Arecente confusão envolvendo a renovação da CNH (Carteira Nacional de Habilitação) - após o Conselho Nacional de Trânsito (Contran) propor novas regras, como a obrigatoriedade de um curso para obter a renovação da carteira - é mais um típico caso de gestão sem método. O governo federal acabou cancelando as resoluções, após muitas manifestações contrárias, mas o caso mostrou problemas sérios. Faltaram nesta discussão elementos básicos que qualquer gestor precisa ter, como comunicação transparente a todos envolvidos, propósito relevante e claro, efetividade comprovada das novas medidas, definição de como elas seriam implementadas.

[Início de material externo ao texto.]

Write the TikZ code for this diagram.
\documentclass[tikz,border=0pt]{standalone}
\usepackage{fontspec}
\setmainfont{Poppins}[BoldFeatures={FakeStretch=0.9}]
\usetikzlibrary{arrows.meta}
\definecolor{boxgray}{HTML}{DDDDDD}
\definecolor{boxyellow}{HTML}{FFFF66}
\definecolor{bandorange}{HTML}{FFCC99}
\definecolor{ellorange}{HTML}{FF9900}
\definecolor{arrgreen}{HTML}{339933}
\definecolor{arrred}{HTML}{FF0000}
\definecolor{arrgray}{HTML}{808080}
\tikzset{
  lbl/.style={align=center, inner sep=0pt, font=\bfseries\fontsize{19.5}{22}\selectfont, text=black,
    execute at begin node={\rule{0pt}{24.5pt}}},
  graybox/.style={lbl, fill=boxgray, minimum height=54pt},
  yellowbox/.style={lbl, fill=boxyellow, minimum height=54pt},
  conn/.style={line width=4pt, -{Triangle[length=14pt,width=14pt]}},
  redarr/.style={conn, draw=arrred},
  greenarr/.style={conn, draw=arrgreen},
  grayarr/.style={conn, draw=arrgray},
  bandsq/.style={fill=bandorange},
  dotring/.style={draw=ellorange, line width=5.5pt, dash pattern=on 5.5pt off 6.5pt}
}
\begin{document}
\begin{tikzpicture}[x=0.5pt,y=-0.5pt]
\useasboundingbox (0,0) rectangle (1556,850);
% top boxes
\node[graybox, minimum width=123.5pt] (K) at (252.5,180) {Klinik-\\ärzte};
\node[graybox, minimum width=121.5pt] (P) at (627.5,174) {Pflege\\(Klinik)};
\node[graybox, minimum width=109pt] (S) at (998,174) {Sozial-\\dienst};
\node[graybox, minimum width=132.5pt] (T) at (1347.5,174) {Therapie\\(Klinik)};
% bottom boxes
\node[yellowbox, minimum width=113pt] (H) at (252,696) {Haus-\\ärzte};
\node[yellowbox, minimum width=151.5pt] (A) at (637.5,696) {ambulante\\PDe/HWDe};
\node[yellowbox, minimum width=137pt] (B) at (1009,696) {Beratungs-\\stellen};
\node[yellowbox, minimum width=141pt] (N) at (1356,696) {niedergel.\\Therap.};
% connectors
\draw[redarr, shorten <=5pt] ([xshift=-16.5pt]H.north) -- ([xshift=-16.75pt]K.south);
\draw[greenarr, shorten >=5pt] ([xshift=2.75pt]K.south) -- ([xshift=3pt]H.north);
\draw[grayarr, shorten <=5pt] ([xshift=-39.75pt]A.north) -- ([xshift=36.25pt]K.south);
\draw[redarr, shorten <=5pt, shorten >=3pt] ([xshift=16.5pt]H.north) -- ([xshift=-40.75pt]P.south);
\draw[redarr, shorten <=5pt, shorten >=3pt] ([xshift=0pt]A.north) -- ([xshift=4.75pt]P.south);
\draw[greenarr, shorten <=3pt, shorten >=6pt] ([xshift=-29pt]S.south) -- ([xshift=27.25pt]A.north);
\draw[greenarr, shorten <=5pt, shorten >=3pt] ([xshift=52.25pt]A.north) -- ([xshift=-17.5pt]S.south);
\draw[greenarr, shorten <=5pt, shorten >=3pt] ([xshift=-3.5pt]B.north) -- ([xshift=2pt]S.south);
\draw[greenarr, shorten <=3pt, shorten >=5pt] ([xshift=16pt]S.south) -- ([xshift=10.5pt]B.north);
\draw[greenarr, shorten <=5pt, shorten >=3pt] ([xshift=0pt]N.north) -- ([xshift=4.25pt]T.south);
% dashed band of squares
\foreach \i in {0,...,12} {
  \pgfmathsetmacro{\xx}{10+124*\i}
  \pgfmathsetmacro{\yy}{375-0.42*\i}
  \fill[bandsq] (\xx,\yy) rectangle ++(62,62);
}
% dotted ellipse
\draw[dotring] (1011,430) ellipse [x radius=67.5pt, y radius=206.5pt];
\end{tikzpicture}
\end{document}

São deficiências frequentes quando se trata da esfera pública, mas que muitas vezes vemos também na iniciativa privada.
Antes de tudo, vamos refletir: qual seria o propósito de mudar os procedimentos necessários para renovar um documento tão importante?
Algumas autoridades argumentaram que a obrigatoriedade de fazer esse curso se justificaria, porque as leis mudam com frequência. Seria esse o problema que queriam resolver com esse curso? Mas, se o propósito era esse era o de manter os motoristas informados, um curso feito na renovação, que ocorre de cinco em cinco anos, seria a melhor solução para o problema? Ou seria mais efetivo, por exemplo, ações cotidianas e eficientes de comunicação, que, no momento das mudanças, alertassem os condutores e toda a sociedade sobre as novas leis e normas do trânsito?

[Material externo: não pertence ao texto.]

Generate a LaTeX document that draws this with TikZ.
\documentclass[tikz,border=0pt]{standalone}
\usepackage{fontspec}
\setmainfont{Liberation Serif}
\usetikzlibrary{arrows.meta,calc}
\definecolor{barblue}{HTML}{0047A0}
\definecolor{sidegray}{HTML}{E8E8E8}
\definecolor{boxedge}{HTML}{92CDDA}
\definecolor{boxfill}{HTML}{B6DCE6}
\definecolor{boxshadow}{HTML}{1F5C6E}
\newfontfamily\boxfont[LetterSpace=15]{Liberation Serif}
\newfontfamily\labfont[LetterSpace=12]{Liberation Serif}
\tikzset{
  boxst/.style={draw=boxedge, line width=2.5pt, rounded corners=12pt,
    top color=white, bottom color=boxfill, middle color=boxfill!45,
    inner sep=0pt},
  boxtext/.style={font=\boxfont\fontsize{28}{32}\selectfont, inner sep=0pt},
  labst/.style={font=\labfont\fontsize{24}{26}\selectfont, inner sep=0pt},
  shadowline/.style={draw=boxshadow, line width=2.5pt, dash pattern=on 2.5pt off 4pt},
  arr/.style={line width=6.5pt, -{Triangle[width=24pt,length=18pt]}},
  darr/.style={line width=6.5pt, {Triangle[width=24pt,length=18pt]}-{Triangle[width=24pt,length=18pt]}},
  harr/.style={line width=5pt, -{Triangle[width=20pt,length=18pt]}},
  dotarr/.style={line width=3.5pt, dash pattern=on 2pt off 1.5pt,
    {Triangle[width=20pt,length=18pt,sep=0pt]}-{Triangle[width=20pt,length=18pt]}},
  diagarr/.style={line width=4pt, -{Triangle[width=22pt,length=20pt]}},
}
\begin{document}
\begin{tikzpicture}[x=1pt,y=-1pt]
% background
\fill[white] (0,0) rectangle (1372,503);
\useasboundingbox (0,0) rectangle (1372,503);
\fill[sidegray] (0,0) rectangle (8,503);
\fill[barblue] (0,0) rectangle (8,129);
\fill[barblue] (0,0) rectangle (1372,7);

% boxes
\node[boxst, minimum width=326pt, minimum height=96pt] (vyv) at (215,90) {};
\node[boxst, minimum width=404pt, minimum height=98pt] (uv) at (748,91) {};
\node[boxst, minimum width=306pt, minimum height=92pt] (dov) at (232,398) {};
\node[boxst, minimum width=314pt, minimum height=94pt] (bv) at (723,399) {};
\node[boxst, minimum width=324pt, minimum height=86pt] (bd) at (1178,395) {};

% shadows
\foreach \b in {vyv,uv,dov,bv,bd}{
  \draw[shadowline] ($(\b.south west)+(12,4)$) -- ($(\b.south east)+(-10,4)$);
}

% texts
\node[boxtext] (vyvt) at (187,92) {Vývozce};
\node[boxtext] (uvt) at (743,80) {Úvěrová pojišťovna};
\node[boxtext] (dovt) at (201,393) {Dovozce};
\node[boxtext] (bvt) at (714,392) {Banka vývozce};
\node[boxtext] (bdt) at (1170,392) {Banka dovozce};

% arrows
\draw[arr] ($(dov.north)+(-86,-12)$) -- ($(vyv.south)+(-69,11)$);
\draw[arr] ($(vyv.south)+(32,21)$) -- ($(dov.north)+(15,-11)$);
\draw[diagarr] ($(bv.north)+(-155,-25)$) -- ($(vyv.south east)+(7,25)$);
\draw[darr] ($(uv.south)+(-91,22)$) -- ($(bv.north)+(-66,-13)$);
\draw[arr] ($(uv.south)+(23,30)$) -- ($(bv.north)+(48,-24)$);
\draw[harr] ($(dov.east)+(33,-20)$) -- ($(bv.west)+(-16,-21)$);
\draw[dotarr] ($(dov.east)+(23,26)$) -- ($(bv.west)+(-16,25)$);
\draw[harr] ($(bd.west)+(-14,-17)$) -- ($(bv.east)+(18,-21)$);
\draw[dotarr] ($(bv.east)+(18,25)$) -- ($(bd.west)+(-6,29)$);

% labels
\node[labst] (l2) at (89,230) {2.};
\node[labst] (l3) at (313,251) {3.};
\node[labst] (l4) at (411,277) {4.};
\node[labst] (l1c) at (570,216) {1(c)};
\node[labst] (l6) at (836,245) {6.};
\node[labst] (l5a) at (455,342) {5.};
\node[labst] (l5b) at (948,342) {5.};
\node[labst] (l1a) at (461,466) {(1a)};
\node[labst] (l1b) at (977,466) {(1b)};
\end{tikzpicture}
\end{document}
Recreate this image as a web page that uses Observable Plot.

Um propósito muito relevante de uma mudança nos processos de obtenção e renovação da CNH seria obviamente aumentar a segurança. Mas será que um curso feito a cada cinco anos pelos motoristas teria eficácia na diminuição de acidentes? Não foram apresentados estudos nesse sentido, nem foram planejados experimentos que comprovassem a eficácia da medida, se é que esse era seu real objetivo. Talvez se estudos tivessem sido realizados, o apoio da população às novas regras seria maior, uma vez que vivemos uma verdadeira guerra que causa milhares de mortes no trânsito.
Como não ficou claro um propósito relevante, nem a efetividade da medida, a sociedade, já cansada e desconfiada, começou a pensar muito mais nas possíveis consequências negativas (por exemplo, o aumento da burocracia do setor, novas taxas e transtornos e ampliação dos negócios para uma cadeia de fornecedores cativa, que se cria com medidas desse tipo).
Não ficou claro qual seria o planejamento para a implementação desse curso para atender a demanda por renovação de CNH. Apesar de dizer que os cursos seriam gratuitos, não ficou demonstrado de modo claro de onde viriam os recursos públicos para custeá-los - o que, de qualquer forma, acabaria sendo pago pelo cidadão.
Frente a todas as críticas feitas pela população, o governo, tentando evitar mais um desgaste, rapidamente anunciou a revogação das novas regras. Assim, de certa forma, desautorizou o Contran. O argumento para o cancelamento foi que não se pode sobrecarregar a população com mais uma burocracia. Mas isso não foi considerado antes? Precisou haver uma chiadeira geral? Os órgãos técnicos tinham realizado estudos? Não foram considerados? Trapalhada em cima de trapalhada. Mais um caso na esfera pública que vira chacota nacional apesar de tratar-se de um assunto extremamente importante, que envolve a segurança de todos no trânsito.
Refletindo sobre esse caso, seja sincero: as deficiências que vimos aqui não ocorrem de forma similar na sua empresa?
Ou você nunca viu decisões anunciadas, que pegam todos de surpresa, e que não passam no teste de algumas perguntinhas básicas, que ecoam nos corredores: qual problema estão querendo resolver? Qual é o propósito maior da mudança? O que justifica o esforço que isso vai gerar, compensa o custo versus o benefício? Qual é o planejamento para a implantação? Alguém analisou os possíveis efeitos colaterais? Houve diálogo entre as esferas envolvidas, horizontal e verticalmente? Tudo isso foi comunicado de forma transparente a todos os envolvidos?
Um mínimo de método, como o velho e bom PDCA (Planejar, Fazer, Checar e Agir), pode ajudar a evitar enormes desperdícios - tanto nas esfera pública quanto privada.